# Alan Young from Mr. Ed Dies at the Age of 96



## SeaBreeze (May 20, 2016)

I often watched this show as a kid and got a kick out of it, RIP Alan.


----------



## Ruth n Jersey (May 20, 2016)

I always watched Mr. Ed. I read years ago they put peanut butter on the roof of his mouth to make him move his lips like that. I don't know if that was true or not. Allen Young was great in the show. I don't remember seeing him in to many other shows after that.


----------



## SeaBreeze (May 20, 2016)

I guess he had a show before Mr. Ed, but that was just a bit before my time.


----------



## Underock1 (May 20, 2016)

Ruth n Jersey said:


> I always watched Mr. Ed. I read years ago they put peanut butter on the roof of his mouth to make him move his lips like that. I don't know if that was true or not. Allen Young was great in the show. I don't remember seeing him in to many other shows after that.

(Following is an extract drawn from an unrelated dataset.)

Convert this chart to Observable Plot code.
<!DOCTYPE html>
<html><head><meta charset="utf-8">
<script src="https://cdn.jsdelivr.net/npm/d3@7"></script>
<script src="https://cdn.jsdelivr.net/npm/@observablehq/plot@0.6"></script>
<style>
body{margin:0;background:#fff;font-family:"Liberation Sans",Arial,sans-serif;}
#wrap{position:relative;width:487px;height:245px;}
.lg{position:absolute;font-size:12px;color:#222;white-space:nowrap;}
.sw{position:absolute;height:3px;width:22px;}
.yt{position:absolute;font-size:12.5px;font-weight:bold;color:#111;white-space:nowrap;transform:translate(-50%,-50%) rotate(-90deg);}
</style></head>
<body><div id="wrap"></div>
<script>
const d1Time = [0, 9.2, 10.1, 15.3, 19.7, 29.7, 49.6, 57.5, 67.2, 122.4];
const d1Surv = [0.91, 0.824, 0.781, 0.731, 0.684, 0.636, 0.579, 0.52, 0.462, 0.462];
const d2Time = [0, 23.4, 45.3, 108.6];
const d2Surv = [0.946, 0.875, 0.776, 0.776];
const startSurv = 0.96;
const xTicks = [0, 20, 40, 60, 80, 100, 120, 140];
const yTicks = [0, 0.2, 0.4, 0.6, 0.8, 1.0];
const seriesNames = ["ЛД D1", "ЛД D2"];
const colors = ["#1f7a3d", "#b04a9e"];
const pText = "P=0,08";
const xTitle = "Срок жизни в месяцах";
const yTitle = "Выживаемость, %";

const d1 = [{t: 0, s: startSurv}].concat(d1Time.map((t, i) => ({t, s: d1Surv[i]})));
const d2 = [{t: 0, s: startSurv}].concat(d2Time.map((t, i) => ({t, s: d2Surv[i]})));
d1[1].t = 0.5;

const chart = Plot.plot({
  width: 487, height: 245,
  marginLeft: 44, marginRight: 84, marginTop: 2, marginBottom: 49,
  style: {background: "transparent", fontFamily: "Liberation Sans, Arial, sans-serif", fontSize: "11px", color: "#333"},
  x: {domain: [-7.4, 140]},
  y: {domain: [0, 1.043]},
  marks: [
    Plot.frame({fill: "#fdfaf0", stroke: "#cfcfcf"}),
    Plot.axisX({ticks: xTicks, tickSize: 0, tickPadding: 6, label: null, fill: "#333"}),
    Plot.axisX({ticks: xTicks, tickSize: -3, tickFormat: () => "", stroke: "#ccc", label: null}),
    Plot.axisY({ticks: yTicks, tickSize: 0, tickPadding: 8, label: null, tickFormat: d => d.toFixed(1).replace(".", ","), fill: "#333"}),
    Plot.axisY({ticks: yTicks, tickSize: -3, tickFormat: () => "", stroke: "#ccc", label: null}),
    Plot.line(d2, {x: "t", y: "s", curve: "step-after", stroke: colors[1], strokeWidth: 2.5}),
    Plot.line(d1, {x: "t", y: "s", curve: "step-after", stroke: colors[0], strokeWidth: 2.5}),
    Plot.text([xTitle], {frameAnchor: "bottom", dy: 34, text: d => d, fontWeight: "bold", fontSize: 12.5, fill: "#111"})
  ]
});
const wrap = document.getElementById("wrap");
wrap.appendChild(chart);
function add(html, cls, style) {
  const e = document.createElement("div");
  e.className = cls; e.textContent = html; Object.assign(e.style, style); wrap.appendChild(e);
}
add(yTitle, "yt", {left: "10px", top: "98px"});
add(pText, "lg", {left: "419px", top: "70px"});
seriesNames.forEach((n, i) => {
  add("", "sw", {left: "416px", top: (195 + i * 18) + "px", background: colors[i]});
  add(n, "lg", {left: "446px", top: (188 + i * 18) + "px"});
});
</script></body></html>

Our kids really enjoyed that growing up. We used to watch it together.


----------



## jnos (May 20, 2016)

Mr. Ed was an old favorite along with Davy Crockett and Hopalong Cassidy. RIP, Alan.


----------



## Ameriscot (May 21, 2016)

I remember watching Mr Ed.  Funny!  

RIP Alan.  He was born as Angus Young. 

Curious to see what other shows he was on.....found he was born in North England (Tyne and Wear) but moved to Edinburgh (dad was Scottish) as a toddler.  Moved to Canada at age 6, then to the US late teens where he did a radio show.  

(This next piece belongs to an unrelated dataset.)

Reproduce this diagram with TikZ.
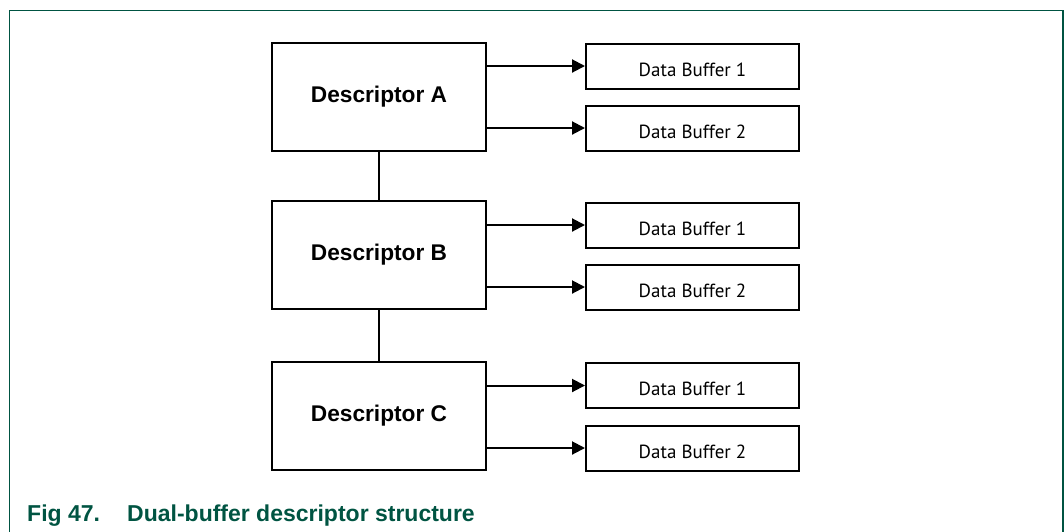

Seems he did a lot of voices on shows.  Here's a list of everything he did:

http://www.imdb.com/name/nm0949241/

http://www.imdb.com/name/nm0949241/bio?ref_=nm_ov_bio_sm


----------



## oldman (May 21, 2016)

I remember seeing him in the H.G. Welles movie, "The Time Machine." (I am referring to the 1960 version.) He actually played two roles in that movie; one was a scientist with a Scottish accent and in the other role, he was the son of the Scottish scientist. Check this YouTube clip out at the 1:03 mark:


----------



## Ameriscot (May 21, 2016)

He did a lot of Scottish accents in cartoons, etc.

We have a Scotttish friend named Young.  Wonder if they are related.


----------



## WhatInThe (May 21, 2016)

oldman said:


> I remember seeing him in the H.G. Welles movie, "The Time Machine." (I am referring to the 1960 version.) He actually played two roles in that movie; one was a scientist with a Scottish accent and in the other role, he was the son of the Scottish scientist. Check this YouTube clip out at the 1:03 mark:



Funny if the movie was in black and white he would've recognized as Wilbur. It's scary to see the progression of how many age, some good some bad. Or even think you saw them before over played reruns.

Wilburrrr

RIP


----------